> _Aim_:
Give a verbatim copy of the lines below, minus the pictures.

> _Information provided_:
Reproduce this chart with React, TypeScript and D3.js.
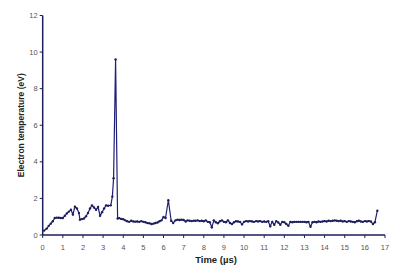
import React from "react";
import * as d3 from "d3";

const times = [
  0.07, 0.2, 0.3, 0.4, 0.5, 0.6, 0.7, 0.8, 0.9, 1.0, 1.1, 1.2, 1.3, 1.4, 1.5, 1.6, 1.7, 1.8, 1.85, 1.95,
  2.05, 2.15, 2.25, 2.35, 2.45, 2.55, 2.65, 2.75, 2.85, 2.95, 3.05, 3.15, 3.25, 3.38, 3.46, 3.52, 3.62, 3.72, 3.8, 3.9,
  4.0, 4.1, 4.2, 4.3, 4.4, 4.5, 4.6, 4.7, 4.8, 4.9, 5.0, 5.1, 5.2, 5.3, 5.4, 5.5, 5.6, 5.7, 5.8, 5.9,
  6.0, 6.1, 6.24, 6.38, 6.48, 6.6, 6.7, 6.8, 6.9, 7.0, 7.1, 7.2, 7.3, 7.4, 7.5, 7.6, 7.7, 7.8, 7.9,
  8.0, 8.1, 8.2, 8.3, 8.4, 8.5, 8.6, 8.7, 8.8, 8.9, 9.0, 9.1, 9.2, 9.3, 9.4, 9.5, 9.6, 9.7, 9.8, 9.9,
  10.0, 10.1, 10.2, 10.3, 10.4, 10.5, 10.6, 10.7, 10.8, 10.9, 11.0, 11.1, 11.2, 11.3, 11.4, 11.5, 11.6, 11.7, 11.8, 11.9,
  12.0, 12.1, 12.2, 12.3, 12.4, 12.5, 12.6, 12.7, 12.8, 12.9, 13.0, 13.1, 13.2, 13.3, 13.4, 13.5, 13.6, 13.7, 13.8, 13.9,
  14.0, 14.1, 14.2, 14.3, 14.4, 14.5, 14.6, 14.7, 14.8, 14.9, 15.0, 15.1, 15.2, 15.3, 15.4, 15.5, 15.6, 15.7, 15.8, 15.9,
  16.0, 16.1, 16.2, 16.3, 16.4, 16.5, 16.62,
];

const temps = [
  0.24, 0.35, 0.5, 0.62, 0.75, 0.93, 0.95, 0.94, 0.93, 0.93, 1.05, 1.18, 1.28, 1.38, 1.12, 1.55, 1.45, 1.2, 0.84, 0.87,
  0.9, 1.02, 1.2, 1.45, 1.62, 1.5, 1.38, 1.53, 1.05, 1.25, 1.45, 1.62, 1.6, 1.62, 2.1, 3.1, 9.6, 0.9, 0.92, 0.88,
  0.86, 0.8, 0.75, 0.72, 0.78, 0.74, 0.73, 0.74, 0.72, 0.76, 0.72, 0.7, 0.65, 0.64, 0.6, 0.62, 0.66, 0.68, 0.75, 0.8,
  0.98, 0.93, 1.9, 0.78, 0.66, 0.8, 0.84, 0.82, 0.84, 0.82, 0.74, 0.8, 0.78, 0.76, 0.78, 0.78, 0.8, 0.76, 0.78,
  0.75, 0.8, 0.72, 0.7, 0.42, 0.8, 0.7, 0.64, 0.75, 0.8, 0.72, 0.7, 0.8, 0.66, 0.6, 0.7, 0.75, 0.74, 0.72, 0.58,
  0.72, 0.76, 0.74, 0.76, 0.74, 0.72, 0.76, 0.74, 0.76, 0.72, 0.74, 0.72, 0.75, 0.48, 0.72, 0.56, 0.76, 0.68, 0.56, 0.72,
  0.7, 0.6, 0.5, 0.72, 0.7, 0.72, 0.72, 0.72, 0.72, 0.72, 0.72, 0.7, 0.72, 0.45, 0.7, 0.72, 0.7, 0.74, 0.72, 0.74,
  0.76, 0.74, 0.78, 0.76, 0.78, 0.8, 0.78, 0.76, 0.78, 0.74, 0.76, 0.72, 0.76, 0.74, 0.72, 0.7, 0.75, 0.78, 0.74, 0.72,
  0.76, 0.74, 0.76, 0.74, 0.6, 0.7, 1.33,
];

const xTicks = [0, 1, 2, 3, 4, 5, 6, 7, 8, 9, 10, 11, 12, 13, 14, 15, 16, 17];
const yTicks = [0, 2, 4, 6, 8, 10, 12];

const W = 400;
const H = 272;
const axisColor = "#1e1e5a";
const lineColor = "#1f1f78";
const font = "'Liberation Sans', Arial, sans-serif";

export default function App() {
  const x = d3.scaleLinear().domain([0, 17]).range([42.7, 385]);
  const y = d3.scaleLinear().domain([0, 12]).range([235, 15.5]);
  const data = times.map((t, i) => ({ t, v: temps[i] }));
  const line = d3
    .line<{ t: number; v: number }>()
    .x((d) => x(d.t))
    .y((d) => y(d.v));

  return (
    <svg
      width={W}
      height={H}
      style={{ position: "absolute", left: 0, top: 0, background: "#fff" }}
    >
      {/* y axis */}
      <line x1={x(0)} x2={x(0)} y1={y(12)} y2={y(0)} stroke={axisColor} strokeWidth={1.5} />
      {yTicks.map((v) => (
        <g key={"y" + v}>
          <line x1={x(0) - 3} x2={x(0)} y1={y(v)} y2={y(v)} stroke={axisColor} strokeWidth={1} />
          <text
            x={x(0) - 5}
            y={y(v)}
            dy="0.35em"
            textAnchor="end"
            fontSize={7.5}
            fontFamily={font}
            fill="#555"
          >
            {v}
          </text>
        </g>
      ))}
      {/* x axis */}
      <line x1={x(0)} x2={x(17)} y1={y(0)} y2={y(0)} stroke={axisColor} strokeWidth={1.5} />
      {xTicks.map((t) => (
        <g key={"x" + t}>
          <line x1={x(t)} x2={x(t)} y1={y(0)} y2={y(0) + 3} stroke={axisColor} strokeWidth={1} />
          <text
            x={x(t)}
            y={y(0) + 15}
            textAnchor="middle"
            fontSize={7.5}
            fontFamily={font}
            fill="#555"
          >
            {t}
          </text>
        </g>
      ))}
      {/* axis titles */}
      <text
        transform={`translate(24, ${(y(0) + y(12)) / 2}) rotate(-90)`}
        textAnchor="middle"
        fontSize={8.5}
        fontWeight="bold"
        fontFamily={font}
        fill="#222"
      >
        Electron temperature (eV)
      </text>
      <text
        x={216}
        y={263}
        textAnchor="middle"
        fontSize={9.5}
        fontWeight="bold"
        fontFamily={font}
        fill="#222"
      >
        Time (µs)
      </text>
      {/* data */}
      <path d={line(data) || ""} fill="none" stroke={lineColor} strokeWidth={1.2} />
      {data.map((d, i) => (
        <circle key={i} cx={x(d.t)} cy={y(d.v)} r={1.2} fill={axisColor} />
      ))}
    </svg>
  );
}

> _Task response_:
Reproduce this chart with React, TypeScript and D3.js.
import React from "react";
import * as d3 from "d3";

const times = [
  0.07, 0.2, 0.3, 0.4, 0.5, 0.6, 0.7, 0.8, 0.9, 1.0, 1.1, 1.2, 1.3, 1.4, 1.5, 1.6, 1.7, 1.8, 1.85, 1.95,
  2.05, 2.15, 2.25, 2.35, 2.45, 2.55, 2.65, 2.75, 2.85, 2.95, 3.05, 3.15, 3.25, 3.38, 3.46, 3.52, 3.62, 3.72, 3.8, 3.9,
  4.0, 4.1, 4.2, 4.3, 4.4, 4.5, 4.6, 4.7, 4.8, 4.9, 5.0, 5.1, 5.2, 5.3, 5.4, 5.5, 5.6, 5.7, 5.8, 5.9,
  6.0, 6.1, 6.24, 6.38, 6.48, 6.6, 6.7, 6.8, 6.9, 7.0, 7.1, 7.2, 7.3, 7.4, 7.5, 7.6, 7.7, 7.8, 7.9,
  8.0, 8.1, 8.2, 8.3, 8.4, 8.5, 8.6, 8.7, 8.8, 8.9, 9.0, 9.1, 9.2, 9.3, 9.4, 9.5, 9.6, 9.7, 9.8, 9.9,
  10.0, 10.1, 10.2, 10.3, 10.4, 10.5, 10.6, 10.7, 10.8, 10.9, 11.0, 11.1, 11.2, 11.3, 11.4, 11.5, 11.6, 11.7, 11.8, 11.9,
  12.0, 12.1, 12.2, 12.3, 12.4, 12.5, 12.6, 12.7, 12.8, 12.9, 13.0, 13.1, 13.2, 13.3, 13.4, 13.5, 13.6, 13.7, 13.8, 13.9,
  14.0, 14.1, 14.2, 14.3, 14.4, 14.5, 14.6, 14.7, 14.8, 14.9, 15.0, 15.1, 15.2, 15.3, 15.4, 15.5, 15.6, 15.7, 15.8, 15.9,
  16.0, 16.1, 16.2, 16.3, 16.4, 16.5, 16.62,
];

const temps = [
  0.24, 0.35, 0.5, 0.62, 0.75, 0.93, 0.95, 0.94, 0.93, 0.93, 1.05, 1.18, 1.28, 1.38, 1.12, 1.55, 1.45, 1.2, 0.84, 0.87,
  0.9, 1.02, 1.2, 1.45, 1.62, 1.5, 1.38, 1.53, 1.05, 1.25, 1.45, 1.62, 1.6, 1.62, 2.1, 3.1, 9.6, 0.9, 0.92, 0.88,
  0.86, 0.8, 0.75, 0.72, 0.78, 0.74, 0.73, 0.74, 0.72, 0.76, 0.72, 0.7, 0.65, 0.64, 0.6, 0.62, 0.66, 0.68, 0.75, 0.8,
  0.98, 0.93, 1.9, 0.78, 0.66, 0.8, 0.84, 0.82, 0.84, 0.82, 0.74, 0.8, 0.78, 0.76, 0.78, 0.78, 0.8, 0.76, 0.78,
  0.75, 0.8, 0.72, 0.7, 0.42, 0.8, 0.7, 0.64, 0.75, 0.8, 0.72, 0.7, 0.8, 0.66, 0.6, 0.7, 0.75, 0.74, 0.72, 0.58,
  0.72, 0.76, 0.74, 0.76, 0.74, 0.72, 0.76, 0.74, 0.76, 0.72, 0.74, 0.72, 0.75, 0.48, 0.72, 0.56, 0.76, 0.68, 0.56, 0.72,
  0.7, 0.6, 0.5, 0.72, 0.7, 0.72, 0.72, 0.72, 0.72, 0.72, 0.72, 0.7, 0.72, 0.45, 0.7, 0.72, 0.7, 0.74, 0.72, 0.74,
  0.76, 0.74, 0.78, 0.76, 0.78, 0.8, 0.78, 0.76, 0.78, 0.74, 0.76, 0.72, 0.76, 0.74, 0.72, 0.7, 0.75, 0.78, 0.74, 0.72,
  0.76, 0.74, 0.76, 0.74, 0.6, 0.7, 1.33,
];

const xTicks = [0, 1, 2, 3, 4, 5, 6, 7, 8, 9, 10, 11, 12, 13, 14, 15, 16, 17];
const yTicks = [0, 2, 4, 6, 8, 10, 12];

const W = 400;
const H = 272;
const axisColor = "#1e1e5a";
const lineColor = "#1f1f78";
const font = "'Liberation Sans', Arial, sans-serif";

export default function App() {
  const x = d3.scaleLinear().domain([0, 17]).range([42.7, 385]);
  const y = d3.scaleLinear().domain([0, 12]).range([235, 15.5]);
  const data = times.map((t, i) => ({ t, v: temps[i] }));
  const line = d3
    .line<{ t: number; v: number }>()
    .x((d) => x(d.t))
    .y((d) => y(d.v));

  return (
    <svg
      width={W}
      height={H}
      style={{ position: "absolute", left: 0, top: 0, background: "#fff" }}
    >
      {/* y axis */}
      <line x1={x(0)} x2={x(0)} y1={y(12)} y2={y(0)} stroke={axisColor} strokeWidth={1.5} />
      {yTicks.map((v) => (
        <g key={"y" + v}>
          <line x1={x(0) - 3} x2={x(0)} y1={y(v)} y2={y(v)} stroke={axisColor} strokeWidth={1} />
          <text
            x={x(0) - 5}
            y={y(v)}
            dy="0.35em"
            textAnchor="end"
            fontSize={7.5}
            fontFamily={font}
            fill="#555"
          >
            {v}
          </text>
        </g>
      ))}
      {/* x axis */}
      <line x1={x(0)} x2={x(17)} y1={y(0)} y2={y(0)} stroke={axisColor} strokeWidth={1.5} />
      {xTicks.map((t) => (
        <g key={"x" + t}>
          <line x1={x(t)} x2={x(t)} y1={y(0)} y2={y(0) + 3} stroke={axisColor} strokeWidth={1} />
          <text
            x={x(t)}
            y={y(0) + 15}
            textAnchor="middle"
            fontSize={7.5}
            fontFamily={font}
            fill="#555"
          >
            {t}
          </text>
        </g>
      ))}
      {/* axis titles */}
      <text
        transform={`translate(24, ${(y(0) + y(12)) / 2}) rotate(-90)`}
        textAnchor="middle"
        fontSize={8.5}
        fontWeight="bold"
        fontFamily={font}
        fill="#222"
      >
        Electron temperature (eV)
      </text>
      <text
        x={216}
        y={263}
        textAnchor="middle"
        fontSize={9.5}
        fontWeight="bold"
        fontFamily={font}
        fill="#222"
      >
        Time (µs)
      </text>
      {/* data */}
      <path d={line(data) || ""} fill="none" stroke={lineColor} strokeWidth={1.2} />
      {data.map((d, i) => (
        <circle key={i} cx={x(d.t)} cy={y(d.v)} r={1.2} fill={axisColor} />
      ))}
    </svg>
  );
}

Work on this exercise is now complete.